We know that U.S. citizens sometimes appear in the Federal Register list without having filed Form 8854, but perhaps green card holders only appear if they do file Form 8854; apparently, thirteen years later, the information that USCIS provides to the IRS is still useless, and besides Form 8854 there’s still no other way by which ex-green card holders can become persons “with respect to whom the Secretary receives information under the preceding sentence” and whose names are thus required to be published under 26 USC § 6039G(d). Of course, given that the IRS seems to think that half of the nearly twenty thousand annual green card abandoners meet the “long term criteria”, their Form 8854 filing rate must be rather low, otherwise the last Federal Register list would have had far more than 1,130 names in it.

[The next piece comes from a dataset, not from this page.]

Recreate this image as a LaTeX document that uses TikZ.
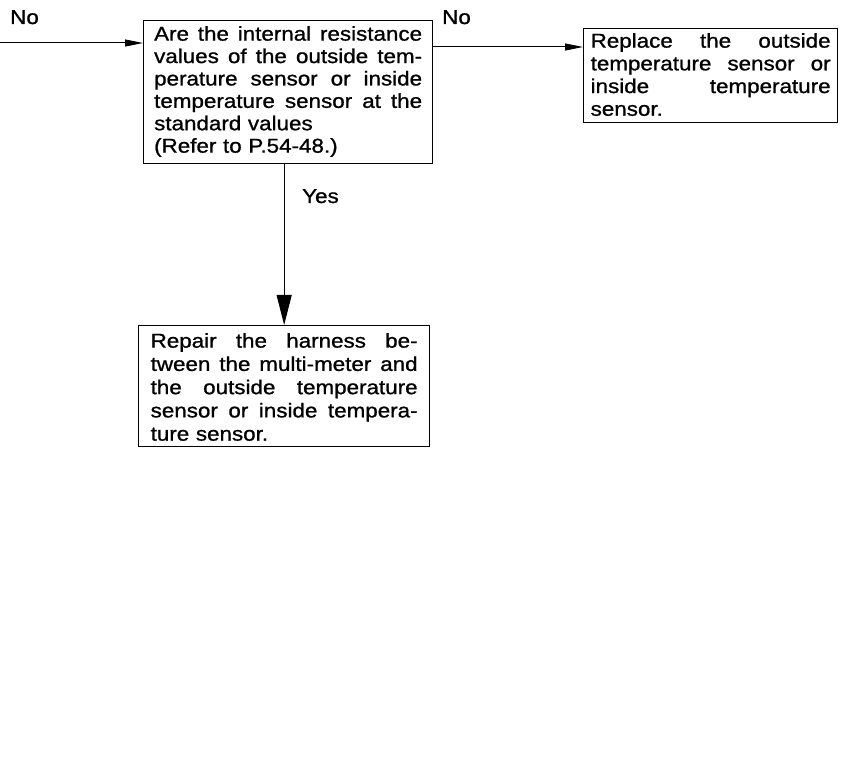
\documentclass[tikz,border=0pt]{standalone}
\usepackage{fontspec}
\setmainfont{Liberation Sans}[FakeStretch=1.12,FakeBold=1]
\usetikzlibrary{arrows.meta}
\newcommand\JL[1]{\hbox to\hsize{#1}}
\newcommand\LL[1]{\hbox to\hsize{#1\hfil}}
\newcommand\TS[1]{\rule{0pt}{#1}}
\newcommand\BS[1]{\rule[-#1]{0pt}{#1}}
\begin{document}
\begin{tikzpicture}[x=1pt,y=-1pt,
  box/.style={draw, line width=1.3pt, inner ysep=0pt, anchor=north west},
  lab/.style={font=\fontsize{20}{24}\selectfont, inner sep=0pt, anchor=base west},
  arr/.style={line width=1pt, -{Triangle[length=18pt,width=7pt]}},
  bigarr/.style={line width=1pt, -{Triangle[length=30pt,width=15pt]}}]
\useasboundingbox (0,0) rectangle (846,775);

\node[box, text width=268pt, inner xsep=10.5pt,
      font=\fontsize{20}{22.4}\selectfont] (b1) at (143,20) {%
\JL{\TS{20pt}Are\hfill the\hfill internal\hfill resistance}
\JL{values\hfill of\hfill the\hfill outside\hfill tem-}
\JL{perature\hfill sensor\hfill or\hfill inside}
\JL{temperature\hfill sensor\hfill at\hfill the}
\LL{standard values}
\LL{\BS{11pt}(Refer to P.54-48.)}};

\node[box, text width=240pt, inner xsep=7pt,
      font=\fontsize{20}{22.7}\selectfont] (b2) at (583,28) {%
\JL{\TS{19pt}Replace\hfill the\hfill outside}
\JL{temperature\hfill sensor\hfill or}
\JL{inside\hfill temperature}
\LL{\BS{7pt}sensor.}};

\node[box, text width=267pt, inner xsep=12pt,
      font=\fontsize{20}{23.25}\selectfont] (b3) at (138,325) {%
\JL{\TS{22pt}Repair\hfill the\hfill harness\hfill be-}
\JL{tween\hfill the\hfill multi-meter\hfill and}
\JL{the\hfill outside\hfill temperature}
\JL{sensor\hfill or\hfill inside\hfill tempera-}
\LL{\BS{6pt}ture sensor.}};

\coordinate (l0) at (0,43);
\draw[arr] (l0) -- (l0 -| b1.west);
\coordinate (r1) at ([yshift=-27pt]b1.north east);
\draw[arr] (r1) -- (r1 -| b2.west);
\draw[bigarr] (b1.south -| b3.north) -- (b3.north);

\node[lab] (no1) at (10,24) {No};
\node[lab] (no2) at (442,24) {No};
\node[lab] (yes) at (302,203) {Yes};
\end{tikzpicture}
\end{document}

If Lee & Oh even filed Form 8854, it was a waste of time both for them and for the IRS, like it was for perhaps ten thousand other long-term green card holders who give up their U.S. immigration status every year. Their parents contributed to the US economy and paid taxes there, and in return their kids learned English and got a university education: the same deal on offer in any number of Anglophone countries. So it’s quite interesting that the imposition of exit tax paperwork on green card holders passed almost entirely unnoticed in the two-minute hate against ex-U.S. citizens like Kenneth Dart & Myron Wentz which gave us Form 8854 in the first place.
And finally, it’s interesting to note the level of coverage. A decade ago, news about South Koreans giving up green cards to serve in the army provoked long articles in national newspapers; these days, even regional dailies can barely be bothered to devote a few paragraphs to such a routine occurrence, unless the people in question are celebrities.
Yes, Shadow Raider, that’s very interesting. I had missed seeing your Sept. 11 comment. It would be great if we could get the raw data broken down by each consulate and embassy. That would tell us even more than the aggregate data, and, as you said, we could aggregate it ourselves.
I don’t it’s a matter of taking too much time for them to aggregate the data. I think it’s an embarrassment to them that increasing numbers of people are giving up US citizenship.